No matter what it’s final form, we now know enough about AMLA to know it is going to require substantial changes to an institutions BSA/AML compliance policies and procedures.
It follows that AMLA compliance will require financial institutions to allocate additional budget: for people and tech. Since you have the 2023 budget in front of you, delaying planning for ALMA implementation makes no sense. After all, budgeting is a planning process, and the point of planning is to determine what you may have to spend and where the money will come from.
Regardless of how implemented, AMLA will mean at least the following:
For sure, AMLA will require your compliance program to include FinCEN’s national priorities. Do you know where your institution stands with the compliance procedures needed to accommodate those priorities? Obviously, you need to take a look and and consider the implications for your institution.
AMLA will require more monitoring and more compliance imperatives for crypto transactions. Do your ACH and Wire systems already have features that will track those? If they don’t, have you talked to your vendors, and do they have solid plans to beef up your tracking ability? Don’t forget these imperatives will have implications for your existing policy and procedures.
Your BSA/OFAC Risk Assessment is going to be under pressure to be more “risk focused”. You may have already heard about this from your auditor and examiner. My feeling is in 2022 and 2023, risk focused risk assessments are going to get real. Risk-focusing the risk assessment will require added work, data and some third-party expense. Again, your existing policy and procedures will be affected.
AMLA will likely formalize Sanction compliance, requiring changes to your policy and procedures. You are already seeing Sanctions taking more of your institution’s resources. Don’t count on that going away this year or next. Now that Sanctions have proven to be so successful, you can’t possibly believe their usefulness will be unrecognized by the BSA agencies. Be prepared to re-allocate employees and add some tech to your current systems.
And, then there’s the new whistle blower rules, which by the way, in my opinion, are pretty much ready to go. These new rules will require changes to your BSA/AML policy and procedure, which will have to have some sort of feedback system to gather, investigate and act upon reported issues efficiently and quickly—and to document what you have done.
This is not a case of “not knowing what we don’t know”
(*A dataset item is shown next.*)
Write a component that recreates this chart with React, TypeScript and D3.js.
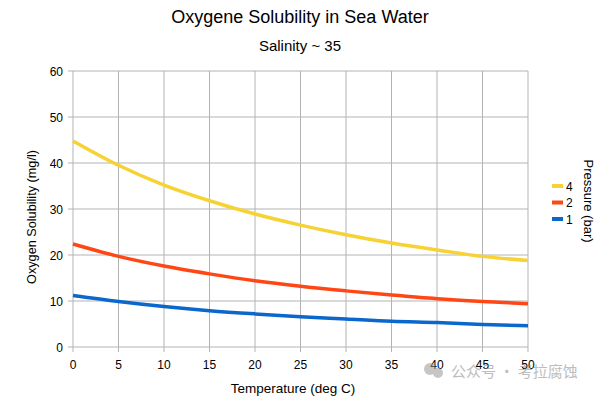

AMLA is going to become, in some form or other, a BSA/AML compliance reality, if not later in 2022, then early in 2023. We may not know all the details, but we understand the substance. It is all but certain financial institutions will need to beef up resources to one extent or another. So, at a minimum, you should, at least, preparing a 2023 budget to deal with the variables introduced by the AMLA eventuality.
What I propose you do now.
- Research the proposed requirements. Make note of areas in which your institution will need to make changes in your policies and procedures.
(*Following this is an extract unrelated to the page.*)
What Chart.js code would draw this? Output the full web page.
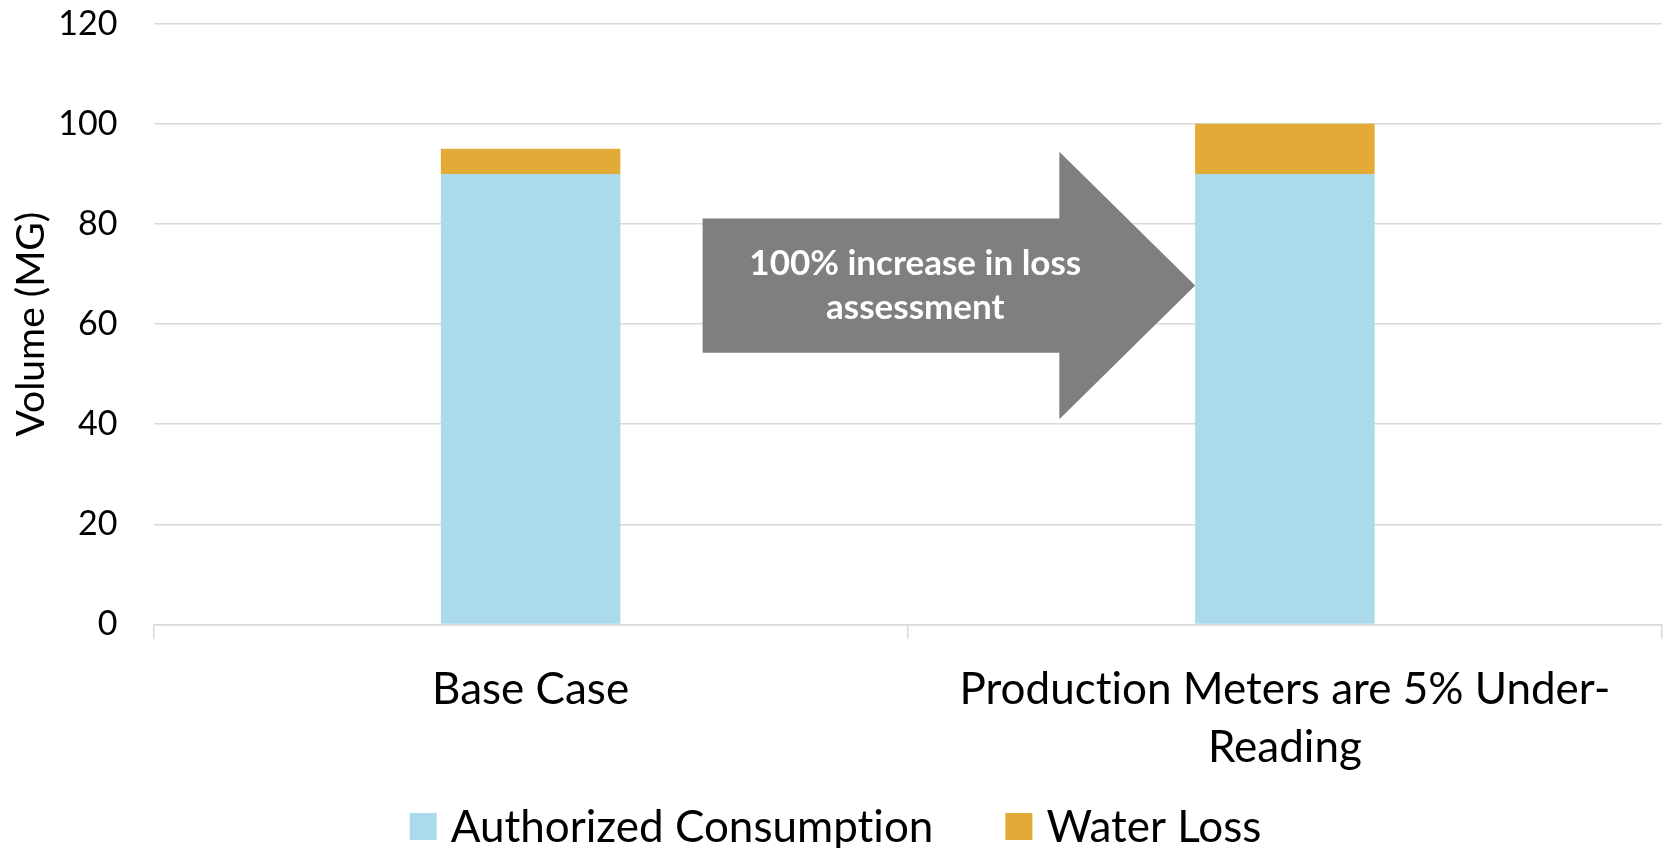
<!DOCTYPE html>
<html>
<head>
<meta charset="utf-8">
<title>Volume (MG)</title>
<script src="https://cdn.jsdelivr.net/npm/chart.js@4"></script>
<style>
  html, body { margin: 0; padding: 0; background: #ffffff; }
  #wrap { width: 1665px; height: 848px; position: relative; }
</style>
</head>
<body>
<div id="wrap"><canvas id="chart"></canvas></div>
<script>
// Scenario categories (second label wraps onto two lines)
const categories = ['Base Case', ['Production Meters are 5% Under-', 'Reading']];
// Stacked volumes, million gallons
const authorizedConsumption = [90, 90];
const waterLoss = [5, 10];
// Series names
const seriesNames = ['Authorized Consumption', 'Water Loss'];
// Y axis range and step
const yMin = 0;
const yMax = 120;
const yStep = 20;
// Callout text
const calloutLines = ['100% increase in loss', 'assessment'];

const FONT = 'Lato, "Open Sans", "DejaVu Sans", sans-serif';
const BLUE = '#ABDAEA';
const ORANGE = '#E3AA38';
const GRID = '#D9D9D9';

// Plain glyphs, no ligatures
const plainText = {
  id: 'plainText',
  beforeDraw(chart) {
    if ('textRendering' in chart.ctx) chart.ctx.textRendering = 'optimizeSpeed';
  }
};

// Right-pointing block arrow, positioned in category / value units
const calloutArrow = {
  id: 'calloutArrow',
  beforeDatasetsDraw(chart) {
    const x = chart.scales.x, y = chart.scales.y, ctx = chart.ctx;
    const xl = x.getPixelForValue(0.228), xn = x.getPixelForValue(0.701), xt = x.getPixelForValue(0.881);
    const bt = y.getPixelForValue(81.1), bb = y.getPixelForValue(54.3);
    const ht = y.getPixelForValue(94.4), hb = y.getPixelForValue(41.0), tip = y.getPixelForValue(67.7);
    ctx.save();
    ctx.fillStyle = '#7F7F7F';
    ctx.beginPath();
    ctx.moveTo(xl, bt);
    ctx.lineTo(xn, bt);
    ctx.lineTo(xn, ht);
    ctx.lineTo(xt, tip);
    ctx.lineTo(xn, hb);
    ctx.lineTo(xn, bb);
    ctx.lineTo(xl, bb);
    ctx.closePath();
    ctx.fill();
    ctx.fillStyle = '#FFFFFF';
    ctx.font = 'bold 35px ' + FONT;
    ctx.textAlign = 'center';
    ctx.textBaseline = 'middle';
    const cx = x.getPixelForValue(0.51);
    const lh = 44;
    calloutLines.forEach((line, i) => {
      ctx.fillText(line, cx, tip + (i - (calloutLines.length - 1) / 2) * lh);
    });
    ctx.restore();
  }
};

// Legend row centred under the chart
const bottomLegend = {
  id: 'bottomLegend',
  afterDraw(chart) {
    const ctx = chart.ctx;
    const box = 27, gap = 14, itemGap = 72, cy = 826.5;
    ctx.save();
    ctx.font = '44px ' + FONT;
    ctx.textBaseline = 'middle';
    ctx.textAlign = 'left';
    const items = chart.data.datasets.map(ds => ({
      text: ds.label, color: ds.backgroundColor, w: ctx.measureText(ds.label).width
    }));
    let total = 0;
    items.forEach((it, i) => { total += box + gap + it.w + (i ? itemGap : 0); });
    let xPos = chart.width / 2 - total / 2 + 3;
    items.forEach(it => {
      ctx.fillStyle = it.color;
      ctx.fillRect(xPos, cy - box / 2, box, box);
      ctx.fillStyle = '#000000';
      ctx.fillText(it.text, xPos + box + gap, cy + 1);
      xPos += box + gap + it.w + itemGap;
    });
    ctx.restore();
  }
};

new Chart(document.getElementById('chart'), {
  type: 'bar',
  data: {
    labels: categories,
    datasets: [
      { label: seriesNames[0], data: authorizedConsumption, backgroundColor: BLUE },
      { label: seriesNames[1], data: waterLoss, backgroundColor: ORANGE }
    ]
  },
  options: {
    responsive: true,
    maintainAspectRatio: false,
    animation: false,
    devicePixelRatio: 1,
    layout: { padding: { top: 23.7, right: 3, bottom: 0, left: 0 } },
    datasets: { bar: { categoryPercentage: 1, barPercentage: 0.238, borderWidth: 0 } },
    plugins: { legend: { display: false }, tooltip: { enabled: false } },
    scales: {
      x: {
        stacked: true,
        afterFit(scale) {
          scale.height = 223.5;
          scale.paddingLeft = 0;
          scale.paddingRight = 0;
        },
        grid: { offset: true, drawOnChartArea: false, drawTicks: true, tickLength: 14, color: GRID, lineWidth: 1.5 },
        border: { display: true, color: GRID, width: 1.5 },
        ticks: {
          color: '#000000',
          padding: 22,
          maxRotation: 0,
          autoSkip: false,
          font: { family: FONT, size: 44, lineHeight: 1.33 }
        }
      },
      y: {
        stacked: true,
        min: yMin,
        max: yMax,
        afterFit(scale) {
          scale.width = 153.5;
          scale.paddingTop = 0;
          scale.paddingBottom = 0;
        },
        grid: { color: GRID, lineWidth: 1.5, drawTicks: false },
        border: { display: false },
        ticks: {
          stepSize: yStep,
          color: '#000000',
          padding: 36,
          font: { family: FONT, size: 34 }
        },
        title: {
          display: true,
          text: 'Volume (MG)',
          color: '#000000',
          padding: { top: 8, bottom: 0 },
          font: { family: FONT, size: 39, lineHeight: 1.2 }
        }
      }
    }
  },
  plugins: [plainText, calloutArrow, bottomLegend]
});
</script>
</body>
</html>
- Break each of those changes down into the estimated people-time required to implement. This will help decide whether you have the people-resources to comply. If you don’t, what will it cost to add and train the added staff.
- Looking at the potential requirements, decide whether your existing systems can support the required monitoring and reporting. Will you need to beef up your systems? Buy additional tech? Talk with your current system providers. Are they prepared? Do they have timelines for delivering the reporting you need? Will your internal people have to create added the added reporting? Can they actually do this? What resources will they need, and which of those resources will require added budget. This will help you understand the amount of added tech and tech-support you’ll need.
- Add it all together, itemized by the specific AMLA compliance requirement. Now you have a “total budget impact” of the potential compliance requirement.
- Once you know the potential impacts, provide your management will the details they’ll need to make decisions if, and when, the implementing AMLA regs become real. And, thanks to you, they’ll be ready to act.
Planning to plan for AMLA is not the same thing as preparing. You can’t prepare until you have a plan. You can’t plan until you do research and account for the variables. All that takes time: time to gather data, time to contemplate the implications and time to run down the costs. That’s why procrastinating is a mistake. AMLA is coming. It’s time to get your institution prepared.